- **The task**:
Reproduce the first line and every line after it, exactly, through the one containing "Chart.register(...registerables);". Leave out the rest.

* BEGIN *

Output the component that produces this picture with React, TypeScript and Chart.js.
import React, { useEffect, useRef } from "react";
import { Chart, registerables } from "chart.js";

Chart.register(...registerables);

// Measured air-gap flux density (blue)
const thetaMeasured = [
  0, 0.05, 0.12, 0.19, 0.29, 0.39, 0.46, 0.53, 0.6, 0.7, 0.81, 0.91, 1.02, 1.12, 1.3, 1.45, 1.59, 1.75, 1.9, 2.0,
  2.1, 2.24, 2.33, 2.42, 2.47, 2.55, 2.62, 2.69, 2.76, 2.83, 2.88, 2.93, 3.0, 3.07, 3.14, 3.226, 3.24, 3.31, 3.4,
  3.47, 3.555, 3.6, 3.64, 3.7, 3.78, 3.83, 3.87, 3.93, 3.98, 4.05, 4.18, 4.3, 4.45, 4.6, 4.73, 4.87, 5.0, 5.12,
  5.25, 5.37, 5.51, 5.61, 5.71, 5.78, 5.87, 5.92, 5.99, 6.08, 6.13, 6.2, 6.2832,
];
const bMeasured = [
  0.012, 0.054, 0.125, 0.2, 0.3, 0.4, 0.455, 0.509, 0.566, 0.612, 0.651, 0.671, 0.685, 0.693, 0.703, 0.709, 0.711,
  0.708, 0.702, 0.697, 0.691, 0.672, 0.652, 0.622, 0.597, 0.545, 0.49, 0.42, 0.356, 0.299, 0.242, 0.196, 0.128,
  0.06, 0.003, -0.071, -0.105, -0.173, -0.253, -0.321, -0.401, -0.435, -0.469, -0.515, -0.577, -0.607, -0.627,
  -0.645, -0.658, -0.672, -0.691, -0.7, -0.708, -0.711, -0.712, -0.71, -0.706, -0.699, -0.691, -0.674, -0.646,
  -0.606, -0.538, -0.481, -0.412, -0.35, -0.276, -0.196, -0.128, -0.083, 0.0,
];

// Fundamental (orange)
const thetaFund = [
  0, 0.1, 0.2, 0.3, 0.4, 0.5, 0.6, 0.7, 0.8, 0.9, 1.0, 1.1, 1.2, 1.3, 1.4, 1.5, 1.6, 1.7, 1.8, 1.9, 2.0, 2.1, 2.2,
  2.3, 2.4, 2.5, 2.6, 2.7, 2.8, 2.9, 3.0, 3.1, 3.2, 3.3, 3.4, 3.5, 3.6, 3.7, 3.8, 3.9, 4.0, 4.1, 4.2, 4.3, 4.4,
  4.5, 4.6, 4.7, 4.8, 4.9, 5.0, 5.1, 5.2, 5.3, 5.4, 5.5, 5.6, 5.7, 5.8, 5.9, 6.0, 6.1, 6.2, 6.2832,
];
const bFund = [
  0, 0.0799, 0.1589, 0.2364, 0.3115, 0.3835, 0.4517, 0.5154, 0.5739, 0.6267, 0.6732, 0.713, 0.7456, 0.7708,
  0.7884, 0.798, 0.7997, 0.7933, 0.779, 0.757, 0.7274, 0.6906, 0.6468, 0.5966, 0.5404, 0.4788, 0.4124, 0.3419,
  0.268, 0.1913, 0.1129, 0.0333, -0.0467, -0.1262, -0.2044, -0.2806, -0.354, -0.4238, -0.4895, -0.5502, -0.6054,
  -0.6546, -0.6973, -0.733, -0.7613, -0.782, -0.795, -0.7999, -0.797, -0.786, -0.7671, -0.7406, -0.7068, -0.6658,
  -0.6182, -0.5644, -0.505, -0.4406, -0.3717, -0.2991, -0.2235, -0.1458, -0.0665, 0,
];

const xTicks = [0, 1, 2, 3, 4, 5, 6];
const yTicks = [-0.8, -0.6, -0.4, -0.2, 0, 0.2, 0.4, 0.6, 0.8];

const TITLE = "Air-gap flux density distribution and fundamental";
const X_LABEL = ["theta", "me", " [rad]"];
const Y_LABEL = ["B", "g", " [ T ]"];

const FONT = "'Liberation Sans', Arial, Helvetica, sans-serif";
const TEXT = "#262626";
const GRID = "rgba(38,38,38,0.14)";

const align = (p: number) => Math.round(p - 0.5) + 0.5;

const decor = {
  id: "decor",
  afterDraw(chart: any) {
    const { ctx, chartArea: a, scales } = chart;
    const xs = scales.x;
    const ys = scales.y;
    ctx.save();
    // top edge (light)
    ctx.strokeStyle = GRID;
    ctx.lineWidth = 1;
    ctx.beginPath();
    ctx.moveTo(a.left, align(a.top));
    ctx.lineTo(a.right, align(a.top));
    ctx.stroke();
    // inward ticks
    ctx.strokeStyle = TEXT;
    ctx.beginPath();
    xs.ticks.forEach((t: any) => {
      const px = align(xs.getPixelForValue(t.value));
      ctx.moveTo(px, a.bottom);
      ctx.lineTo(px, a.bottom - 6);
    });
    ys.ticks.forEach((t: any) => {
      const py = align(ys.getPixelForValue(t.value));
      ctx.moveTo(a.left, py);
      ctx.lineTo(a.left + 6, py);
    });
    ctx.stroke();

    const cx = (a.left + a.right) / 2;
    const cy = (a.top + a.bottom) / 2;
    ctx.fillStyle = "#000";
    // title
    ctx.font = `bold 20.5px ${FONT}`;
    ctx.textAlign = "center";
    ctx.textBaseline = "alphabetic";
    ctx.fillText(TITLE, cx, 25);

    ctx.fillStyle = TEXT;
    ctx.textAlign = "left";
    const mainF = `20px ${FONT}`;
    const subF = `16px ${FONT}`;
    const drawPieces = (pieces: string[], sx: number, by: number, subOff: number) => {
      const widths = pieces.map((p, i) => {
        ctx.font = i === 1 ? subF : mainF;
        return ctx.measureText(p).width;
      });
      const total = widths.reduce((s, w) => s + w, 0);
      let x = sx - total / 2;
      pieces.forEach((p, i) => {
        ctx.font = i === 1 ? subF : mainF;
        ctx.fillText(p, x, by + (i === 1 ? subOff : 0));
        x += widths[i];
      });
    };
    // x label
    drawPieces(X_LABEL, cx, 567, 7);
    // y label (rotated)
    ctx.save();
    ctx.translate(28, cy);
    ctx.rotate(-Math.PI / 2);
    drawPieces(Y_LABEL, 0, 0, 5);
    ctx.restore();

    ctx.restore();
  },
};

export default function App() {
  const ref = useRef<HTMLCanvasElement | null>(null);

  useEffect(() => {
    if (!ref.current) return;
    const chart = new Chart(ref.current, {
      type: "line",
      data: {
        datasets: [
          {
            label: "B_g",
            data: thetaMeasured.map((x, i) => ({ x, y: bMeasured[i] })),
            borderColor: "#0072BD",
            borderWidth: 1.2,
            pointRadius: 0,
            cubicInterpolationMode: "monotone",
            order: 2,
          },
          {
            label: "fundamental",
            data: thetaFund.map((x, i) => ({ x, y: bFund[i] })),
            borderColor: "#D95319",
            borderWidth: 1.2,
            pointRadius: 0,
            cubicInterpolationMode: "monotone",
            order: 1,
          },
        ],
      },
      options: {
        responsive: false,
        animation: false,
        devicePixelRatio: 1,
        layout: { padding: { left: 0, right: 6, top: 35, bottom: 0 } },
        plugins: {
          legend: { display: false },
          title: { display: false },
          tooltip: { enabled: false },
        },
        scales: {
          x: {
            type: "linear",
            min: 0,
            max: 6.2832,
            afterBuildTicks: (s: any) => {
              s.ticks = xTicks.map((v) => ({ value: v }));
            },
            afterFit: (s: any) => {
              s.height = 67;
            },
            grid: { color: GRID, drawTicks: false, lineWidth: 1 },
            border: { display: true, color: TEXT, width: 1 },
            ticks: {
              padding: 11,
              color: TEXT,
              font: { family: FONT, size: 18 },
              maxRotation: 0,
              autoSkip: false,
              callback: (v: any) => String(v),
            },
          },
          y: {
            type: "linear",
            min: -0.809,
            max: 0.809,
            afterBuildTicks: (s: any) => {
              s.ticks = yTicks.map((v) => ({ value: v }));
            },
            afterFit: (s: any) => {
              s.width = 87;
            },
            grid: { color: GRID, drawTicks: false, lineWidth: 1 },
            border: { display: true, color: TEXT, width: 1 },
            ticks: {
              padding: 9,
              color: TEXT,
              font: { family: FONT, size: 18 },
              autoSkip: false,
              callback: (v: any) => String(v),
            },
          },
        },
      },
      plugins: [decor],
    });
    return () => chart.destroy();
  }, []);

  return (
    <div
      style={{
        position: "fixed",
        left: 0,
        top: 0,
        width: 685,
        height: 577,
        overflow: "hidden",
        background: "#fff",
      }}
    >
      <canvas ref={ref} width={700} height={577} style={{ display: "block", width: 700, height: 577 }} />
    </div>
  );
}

* END *

- **Exercise result**:
Output the component that produces this picture with React, TypeScript and Chart.js.
import React, { useEffect, useRef } from "react";
import { Chart, registerables } from "chart.js";

Chart.register(...registerables);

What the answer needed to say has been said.